Blog

Short blog posts, journal entries, and random thoughts. Topics include a mix of personal and the world at large. 

Fine, I'll do it myself

At the end of Avengers: Age of Ultron, the post-credit scene shows the villain Thanos putting on the Infinity Gauntlet, exclaiming, “Fine, I’ll do it myself.”

Thanos understands that if you want something done correctly, you indeed do it yourself. I would also add that it’s the same if you want something done timely. Those of us on the control-freak side of the spectrum can’t bear the uncertainty of waiting for someone else to perform what you want done.

It’s no big deal of course if the stakes are low. The horse I’m on isn’t high enough for me to look down upon the Starbucks barista making me a cappuccino. There’s no worry whatsoever the job won’t be done quickly and correctly. Unless I’ve pissed off said barista during the initial interaction. Then I should expect something unsavory added to the mix.

When the stakes are higher, so is anxiety that stems from the uncertainty. I recently purchased a used car. It comes with a limited 100 day warranty, so of course I took it to the dealership service to check things over. The inspection report returned some items that need addressing. No big deal, right? Surely the dealership can coordinate with the warranty company to get it all sorted.

Except it’s been an entire work week, and there’s yet to be any movement since the inspection. I’m not placing blame on either party here. It’s taking a long time, nothing I can do about it. Except - to do the work myself. The warranty items were cheap enough and easy enough to DIY that I went ahead and ordered the replacement parts. Over this very weekend I swapped them in. Now I can rest easy knowing the problem is fixed, and I can move on to the next.

Railing against the world.

Saving up for my first DIY computer

Writing about AutoCad yesterday and how it’s best run on Windows PC brought me back to my early years of high school. I was super into computer games but as of sophomore year lacked a proper gaming computer. By then I’d already hacked together my first computer but being that it was the first computer I got blindsided by the components learning curve. 

What constitutes a decent computer processor was easy because it’s revealed in the Gigahertz number (multi-core processors wasn’t a thing yet), but I had no clue that graphics cards too carries a hierarchy. Deficient of that specific knowledge I bought just about the worst graphics card possible. Needless to say playing games on my first computer was far less than ideal, often times impossible. 

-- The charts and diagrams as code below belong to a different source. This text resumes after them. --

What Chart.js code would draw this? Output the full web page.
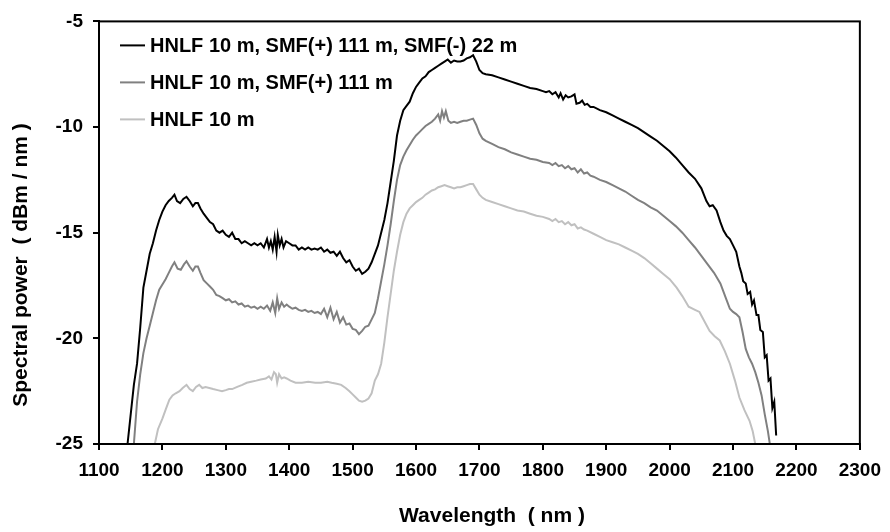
<!DOCTYPE html>
<html>
<head>
<meta charset="utf-8">
<script src="https://cdn.jsdelivr.net/npm/chart.js@4/dist/chart.umd.min.js"></script>
<style>
  html, body { margin: 0; padding: 0; background: #ffffff; }
  #wrap { width: 890px; height: 532px; position: relative; }
</style>
</head>
<body>
<div id="wrap"><canvas id="c" width="890" height="532"></canvas></div>
<script>
// ---- Data ----
const seriesLabels = [
  "HNLF 10 m, SMF(+) 111 m, SMF(-) 22 m",
  "HNLF 10 m, SMF(+) 111 m",
  "HNLF 10 m"
];
const xTicks = [1100,1200,1300,1400,1500,1600,1700,1800,1900,2000,2100,2200,2300];
const yTicks = [-25,-20,-15,-10,-5];

// Series A: HNLF 10 m, SMF(+) 111 m, SMF(-) 22 m
const wlA = [1145,1150,1155,1160,1165,1170,1175,1180,1185,1190,1195,1200,1205,1210,1215,1219,1223,1228,1233,1238,1243,1248,1252,1256,1260,1265,1270,1275,1280,1285,1290,1295,1300,1305,1310,1315,1320,1325,1330,1335,1340,1345,1350,1355,1360,1365,1368,1371,1374,1377,1380,1382,1385,1388,1391,1395,1400,1405,1410,1415,1420,1425,1430,1435,1440,1445,1450,1455,1460,1465,1470,1475,1480,1485,1490,1495,1500,1505,1510,1515,1520,1525,1530,1535,1540,1545,1550,1555,1560,1565,1570,1575,1580,1585,1590,1595,1600,1605,1610,1615,1620,1625,1630,1635,1640,1645,1650,1655,1660,1665,1670,1675,1680,1685,1690,1695,1700,1705,1710,1720,1730,1740,1750,1760,1770,1780,1790,1800,1805,1810,1815,1820,1825,1828,1832,1836,1840,1845,1850,1853,1858,1862,1866,1870,1875,1880,1890,1900,1910,1920,1930,1940,1950,1960,1970,1980,1990,2000,2010,2020,2030,2040,2050,2058,2063,2068,2074,2080,2085,2090,2095,2100,2105,2110,2113,2116,2120,2123,2127,2130,2133,2137,2140,2143,2147,2150,2153,2156,2159,2162,2165,2168];
const pA  = [-25,-23.6,-22.2,-21.2,-19.5,-17.6,-16.8,-16.0,-15.5,-14.9,-14.4,-14.0,-13.7,-13.5,-13.35,-13.2,-13.5,-13.6,-13.4,-13.3,-13.5,-13.75,-13.6,-13.6,-13.85,-14.1,-14.3,-14.5,-14.6,-14.9,-15.0,-14.9,-15.1,-15.2,-15.0,-15.3,-15.3,-15.5,-15.4,-15.5,-15.6,-15.5,-15.6,-15.5,-15.7,-15.3,-15.7,-15.4,-15.8,-15.2,-15.9,-15.1,-15.6,-15.3,-15.7,-15.4,-15.5,-15.6,-15.6,-15.8,-15.7,-15.8,-15.7,-15.8,-15.75,-15.8,-15.7,-15.9,-15.8,-15.95,-15.9,-16.1,-15.9,-16.2,-16.4,-16.3,-16.6,-16.8,-16.7,-16.95,-16.85,-16.7,-16.4,-16.0,-15.6,-15.0,-14.4,-13.6,-12.6,-11.6,-10.4,-9.7,-9.2,-9.0,-8.8,-8.4,-8.1,-7.9,-7.7,-7.6,-7.4,-7.3,-7.2,-7.1,-7.0,-6.9,-6.8,-6.95,-6.85,-6.9,-6.9,-6.85,-6.75,-6.7,-6.6,-6.9,-7.3,-7.45,-7.5,-7.55,-7.65,-7.75,-7.85,-7.95,-8.05,-8.15,-8.2,-8.3,-8.35,-8.3,-8.45,-8.35,-8.6,-8.4,-8.7,-8.5,-8.6,-8.55,-8.45,-8.9,-8.85,-8.75,-8.95,-8.9,-9.05,-9.05,-9.2,-9.3,-9.45,-9.6,-9.75,-9.9,-10.05,-10.25,-10.45,-10.65,-10.9,-11.15,-11.45,-11.8,-12.15,-12.45,-12.9,-13.5,-13.75,-13.7,-13.95,-14.5,-14.9,-15.15,-15.3,-15.6,-15.9,-16.6,-16.9,-17.3,-17.4,-17.9,-17.8,-18.4,-18.2,-18.9,-18.9,-19.6,-19.7,-20.9,-20.8,-22.0,-21.9,-23.3,-23.0,-24.6,-25.2];

// Series B: HNLF 10 m, SMF(+) 111 m
const wlB = [1155,1160,1165,1170,1175,1180,1185,1190,1195,1200,1205,1210,1215,1219,1224,1229,1234,1238,1243,1248,1252,1256,1260,1265,1270,1275,1280,1285,1290,1295,1300,1305,1310,1315,1320,1325,1330,1335,1340,1345,1350,1355,1360,1365,1370,1374,1378,1381,1384,1388,1392,1396,1400,1405,1410,1415,1420,1425,1430,1435,1440,1445,1450,1455,1460,1465,1470,1475,1480,1485,1490,1495,1500,1505,1510,1515,1520,1525,1530,1535,1540,1545,1550,1555,1560,1565,1570,1575,1580,1585,1590,1595,1600,1605,1610,1615,1620,1625,1630,1635,1638,1641,1644,1647,1651,1655,1660,1665,1670,1675,1680,1685,1690,1695,1700,1705,1710,1720,1730,1740,1750,1760,1770,1780,1790,1800,1810,1815,1820,1825,1830,1835,1840,1845,1850,1855,1860,1865,1870,1875,1880,1890,1900,1910,1920,1930,1940,1950,1960,1970,1980,1990,2000,2010,2020,2030,2040,2050,2060,2070,2080,2090,2095,2100,2105,2110,2115,2120,2125,2130,2135,2140,2145,2150,2155,2158];
const pB  = [-25,-23.0,-21.7,-20.7,-20.0,-19.4,-18.8,-18.2,-17.7,-17.45,-17.2,-16.9,-16.6,-16.4,-16.7,-16.75,-16.5,-16.35,-16.6,-16.8,-16.6,-16.6,-16.9,-17.25,-17.4,-17.55,-17.7,-17.95,-18.0,-18.1,-18.2,-18.15,-18.3,-18.25,-18.4,-18.35,-18.5,-18.45,-18.55,-18.5,-18.6,-18.5,-18.6,-18.45,-18.7,-18.3,-18.8,-18.1,-18.6,-18.3,-18.5,-18.4,-18.5,-18.6,-18.55,-18.65,-18.7,-18.65,-18.75,-18.7,-18.8,-18.75,-18.85,-18.6,-19.0,-18.55,-19.1,-18.75,-19.25,-19.0,-19.35,-19.3,-19.55,-19.6,-19.8,-19.65,-19.45,-19.4,-19.1,-18.8,-18.1,-17.3,-16.5,-15.6,-14.6,-13.5,-12.5,-11.8,-11.4,-11.1,-10.85,-10.6,-10.4,-10.25,-10.1,-9.95,-9.85,-9.75,-9.6,-9.4,-9.7,-9.25,-9.55,-9.25,-9.7,-9.8,-9.75,-9.8,-9.75,-9.7,-9.7,-9.65,-9.6,-9.9,-10.3,-10.55,-10.65,-10.8,-10.95,-11.05,-11.2,-11.3,-11.4,-11.5,-11.55,-11.65,-11.7,-11.8,-11.7,-11.85,-11.8,-11.95,-11.85,-12.0,-11.95,-12.15,-12.0,-12.2,-12.15,-12.3,-12.35,-12.5,-12.6,-12.75,-12.9,-13.05,-13.25,-13.45,-13.6,-13.8,-13.95,-14.2,-14.45,-14.7,-15.0,-15.35,-15.7,-16.1,-16.5,-16.9,-17.4,-18.2,-18.6,-18.75,-18.85,-19.0,-19.7,-20.5,-20.9,-21.2,-21.6,-22.1,-22.7,-23.6,-24.4,-25];

// Series C: HNLF 10 m
const wlC = [1188,1193,1200,1206,1211,1216,1221,1227,1232,1238,1243,1248,1253,1258,1263,1268,1274,1280,1287,1294,1300,1305,1310,1318,1326,1333,1340,1348,1355,1363,1368,1372,1376,1379,1381,1384,1388,1392,1396,1402,1410,1420,1430,1441,1450,1460,1467,1475,1482,1489,1495,1500,1505,1510,1515,1520,1525,1530,1535,1540,1545,1550,1555,1560,1565,1570,1575,1580,1585,1590,1595,1600,1605,1610,1615,1620,1625,1630,1635,1640,1645,1650,1655,1660,1665,1670,1675,1680,1685,1690,1695,1700,1705,1710,1720,1730,1740,1750,1760,1770,1780,1790,1800,1810,1815,1820,1825,1830,1835,1840,1845,1850,1855,1860,1865,1870,1880,1890,1900,1910,1920,1930,1940,1950,1960,1970,1980,1990,2000,2011,2020,2030,2040,2047,2055,2063,2071,2079,2087,2095,2103,2110,2118,2126,2131,2135];
const pC  = [-25,-24.3,-23.8,-23.3,-22.9,-22.7,-22.6,-22.5,-22.35,-22.2,-22.4,-22.5,-22.3,-22.2,-22.35,-22.3,-22.35,-22.4,-22.45,-22.5,-22.45,-22.4,-22.4,-22.3,-22.2,-22.1,-22.05,-22.0,-21.95,-21.9,-21.8,-21.95,-21.6,-21.7,-22.1,-21.7,-21.9,-21.85,-21.9,-22.0,-22.1,-22.1,-22.05,-22.1,-22.1,-22.05,-22.1,-22.15,-22.2,-22.35,-22.5,-22.65,-22.8,-22.95,-23.0,-22.95,-22.85,-22.6,-22.0,-21.7,-21.2,-20.2,-19.0,-17.9,-16.8,-15.9,-15.1,-14.5,-14.1,-13.85,-13.7,-13.55,-13.45,-13.35,-13.2,-13.1,-13.0,-12.95,-12.85,-12.8,-12.75,-12.8,-12.85,-12.9,-12.85,-12.85,-12.8,-12.75,-12.7,-12.7,-12.95,-13.2,-13.35,-13.45,-13.55,-13.65,-13.75,-13.85,-13.95,-14.0,-14.1,-14.2,-14.25,-14.35,-14.45,-14.35,-14.5,-14.45,-14.6,-14.5,-14.65,-14.6,-14.8,-14.75,-14.85,-14.9,-15.05,-15.2,-15.35,-15.45,-15.55,-15.7,-15.85,-16.0,-16.2,-16.45,-16.7,-16.95,-17.2,-17.6,-18.0,-18.5,-18.65,-18.75,-19.2,-19.65,-19.9,-20.1,-20.6,-21.2,-22.0,-22.8,-23.4,-23.9,-24.4,-25];

const seriesColors = ["#000000", "#808080", "#c0c0c0"];

// ---- Build chart ----
function toPts(xs, ys) { return xs.map((x, i) => ({ x: x, y: ys[i] })); }

const FONT = '"Liberation Sans", Arial, sans-serif';

const framePlugin = {
  id: 'frame',
  afterDatasetsDraw(chart) {
    const { ctx, chartArea: a } = chart;
    ctx.save();
    ctx.strokeStyle = '#000';
    ctx.lineWidth = 2;
    ctx.strokeRect(a.left, a.top, a.right - a.left, a.bottom - a.top);
    ctx.restore();
  },
  afterDraw(chart) {
    const { ctx, chartArea: a } = chart;
    ctx.save();
    // legend inside plot
    ctx.font = 'bold 20px ' + FONT;
    ctx.textBaseline = 'middle';
    ctx.textAlign = 'left';
    chart.data.datasets.forEach((ds, i) => {
      const y = a.top + 24 + i * 37;
      ctx.strokeStyle = ds.borderColor;
      ctx.lineWidth = 2;
      ctx.beginPath();
      ctx.moveTo(a.left + 21, y);
      ctx.lineTo(a.left + 46, y);
      ctx.stroke();
      ctx.fillStyle = '#000';
      ctx.fillText(ds.label, a.left + 51, y + 1);
    });
    // axis titles
    ctx.fillStyle = '#000';
    ctx.font = 'bold 21px ' + FONT;
    ctx.textAlign = 'center';
    ctx.textBaseline = 'middle';
    ctx.fillText('Wavelength  ( nm )', 492, 516);
    ctx.translate(21, 265);
    ctx.rotate(-Math.PI / 2);
    ctx.fillText('Spectral power  ( dBm / nm )', 0, 0);
    ctx.restore();
  }
};

new Chart(document.getElementById('c'), {
  type: 'line',
  data: {
    datasets: [
      { label: seriesLabels[0], data: toPts(wlA, pA), borderColor: seriesColors[0] },
      { label: seriesLabels[1], data: toPts(wlB, pB), borderColor: seriesColors[1] },
      { label: seriesLabels[2], data: toPts(wlC, pC), borderColor: seriesColors[2] }
    ].map(d => Object.assign(d, { borderWidth: 2, pointRadius: 0, tension: 0, fill: false }))
  },
  options: {
    responsive: false,
    animation: false,
    devicePixelRatio: 1,
    layout: { padding: { top: 17, right: 26, left: 0, bottom: 0 } },
    plugins: { legend: { display: false }, tooltip: { enabled: false } },
    scales: {
      x: {
        type: 'linear', min: xTicks[0], max: xTicks[xTicks.length - 1],
        afterBuildTicks: s => { s.ticks = xTicks.map(v => ({ value: v })); },
        afterFit: s => { s.height = 88; },
        ticks: { color: '#000', font: { family: FONT, size: 19, weight: 'bold' }, padding: 9, maxRotation: 0, autoSkip: false,
                 callback: v => String(v) },
        grid: { drawOnChartArea: false, drawTicks: true, tickLength: 6, color: '#000', lineWidth: 2 },
        border: { color: '#000', width: 2 }
      },
      y: {
        type: 'linear', min: yTicks[0], max: yTicks[yTicks.length - 1],
        afterBuildTicks: s => { s.ticks = yTicks.map(v => ({ value: v })); },
        afterFit: s => { s.width = 99; },
        ticks: { color: '#000', font: { family: FONT, size: 19, weight: 'bold' }, padding: 10,
                 callback: v => String(v) },
        grid: { drawOnChartArea: false, drawTicks: true, tickLength: 6, color: '#000', lineWidth: 2 },
        border: { color: '#000', width: 2 }
      }
    }
  },
  plugins: [framePlugin]
});
</script>
</body>
</html>
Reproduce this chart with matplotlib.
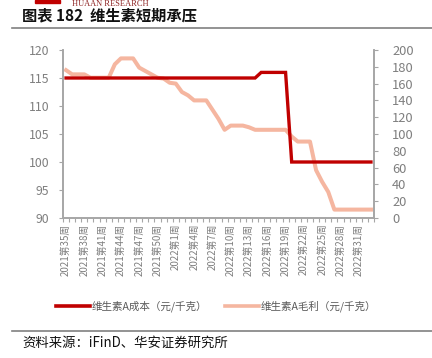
import matplotlib
matplotlib.use("Agg")
import matplotlib.pyplot as plt
from matplotlib.lines import Line2D
from matplotlib.patches import Rectangle

plt.rcParams['font.family'] = ['Noto Sans CJK SC', 'DejaVu Sans']

# weeks: 2021 W35-W52, 2022 W1-W33
weeks = ['2021第%d周' % w for w in range(35, 53)] + ['2022第%d周' % w for w in range(1, 34)]

cost = [115] * 32 + [116] * 5 + [100] * 14

margin = [176, 171, 171, 171, 167, 167, 167, 167, 183, 190,
          190, 190, 179, 175, 171, 167, 166, 161, 160, 150,
          146, 140, 140, 140, 129, 118, 105, 110, 110, 110,
          108, 105, 105, 105, 105, 105, 105, 97, 91, 91,
          91, 57, 43, 31, 10, 10, 10, 10, 10, 10, 10]

left_ticks = [90, 95, 100, 105, 110, 115, 120]
right_ticks = [0, 20, 40, 60, 80, 100, 120, 140, 160, 180, 200]

W, H = 432, 358
fig = plt.figure(figsize=(W / 100, H / 100), dpi=100)

grey = '#A6A6A6'
txt = '#595959'
tick_txt = '#7F7F7F'
red = '#C00000'
pink = '#F5B6A0'
x = list(range(len(weeks)))

ax = fig.add_axes([63 / W, 1 - 218 / H, (374 - 63) / W, (218 - 50) / H])
ax2 = ax.twinx()

ax.plot(x, cost, color=red, lw=2.4, solid_joinstyle='miter', zorder=3)
ax2.plot(x, margin, color=pink, lw=2.9, zorder=2)
ax.set_zorder(ax2.get_zorder() + 1)
ax.patch.set_visible(False)

ax.set_xlim(-0.5, len(weeks) - 0.5)
ax.set_ylim(90, 120)
ax2.set_ylim(0, 200)
ax.set_yticks(left_ticks)
ax2.set_yticks(right_ticks)

ax.set_xticks(x[::3])
ax.set_xticklabels(weeks[::3], rotation=90, fontsize=7, color=tick_txt)
ax.set_xticks([i - 0.5 for i in range(len(weeks) + 1)], minor=True)
ax.tick_params(axis='x', which='major', length=0, pad=4)
ax.tick_params(axis='x', which='minor', length=3, color=grey, width=0.8)
ax.tick_params(axis='y', length=3, color=grey, width=0.8, labelsize=8.8,
               labelcolor=tick_txt, pad=7)
ax2.tick_params(axis='y', length=3, color=grey, width=0.8, labelsize=9.3,
                labelcolor=tick_txt, pad=10)

for a in (ax, ax2):
    a.spines['top'].set_visible(False)
    for s in ('left', 'right', 'bottom'):
        a.spines[s].set_color(grey)
        a.spines[s].set_linewidth(1.2)

# header
fig.patches.append(Rectangle((35 / W, 1 - 3 / H), 25 / W, 3 / H, color=red,
                             transform=fig.transFigure, figure=fig))
fig.text(72 / W, 1 - 5.5 / H, 'HUAAN RESEARCH', fontsize=6, color='#8E2323',
         family='Liberation Serif', va='baseline', ha='left')
fig.text(22 / W, 1 - 15 / H, '图表 182  维生素短期承压', fontsize=11,
         fontweight='bold', va='center', ha='left', color='#111111')
fig.add_artist(Line2D([12 / W, 1], [1 - 28 / H] * 2, color='#808080', lw=1.2))

# legend
handles = [Line2D([], [], color=red, lw=2.6),
           Line2D([], [], color=pink, lw=2.6)]
fig.legend(handles, ['维生素A成本（元/千克）', '维生素A毛利（元/千克）'],
           loc='center', bbox_to_anchor=(0.5, 1 - 306 / H), ncol=2, frameon=False,
           fontsize=7.6, handlelength=3.2, columnspacing=1.7, handletextpad=0.15,
           labelcolor=txt)

# footer
fig.add_artist(Line2D([12 / W, 1], [1 - 331 / H] * 2, color='#808080', lw=1.2))
fig.text(22 / W, 1 - 343 / H, '资料来源：iFinD、华安证券研究所', fontsize=9.6,
         va='center', ha='left', color='#111111')

fig.savefig('out.png', dpi=100)
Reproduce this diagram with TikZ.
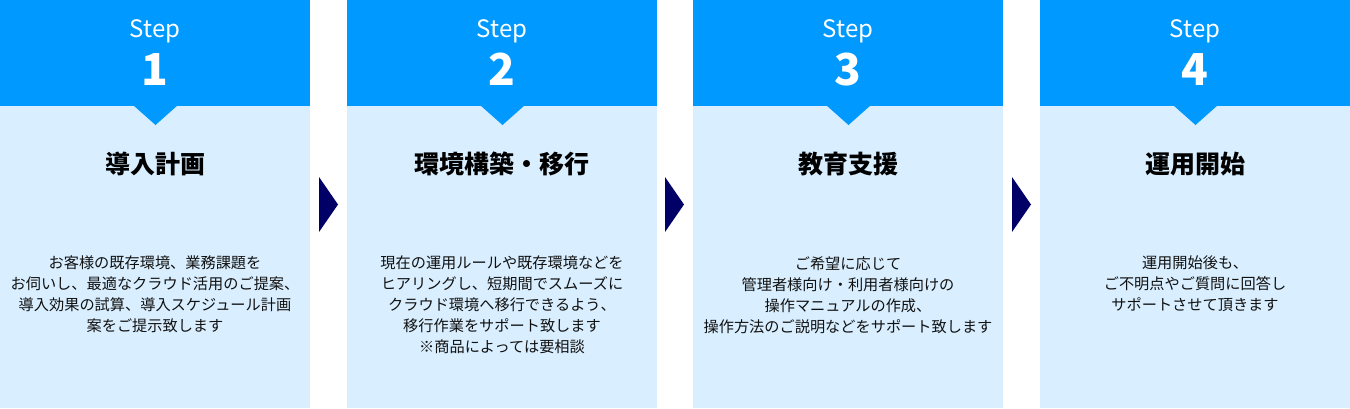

Growing up my family wasn’t made of money so they weren’t going finance yet another built computer in such a short period of time. Typing word documents and surfing the web hardly requires the latest and greatest so my parents were adamant that I continue to use the computer I’ve already got until college. Obviously then if I want a new one to game on I would have to pay for it myself. 

Which meant getting a job and saving up gradually, and I mean really gradually. I interned for a department at San Francisco City Hall and the monthly income from that was in the single hundred, often times less. The sum total of the parts I was looking to purchase amounted to well over a thousand dollars so saving was quite the long project, ending up over a year. 

The gaming computer was my first instance of setting a financial goal and actively working towards it. The experience taught me the value of working for money and the patience to wait for the rewards. For motivation I had printed out the list of components on a sheet of paper and stuck it in the top of my school binder. Funny how that habit have continued on: when I was saving to buy my first car I had the WRX STI set as my laptop wallpaper as a reminder to keep going after it.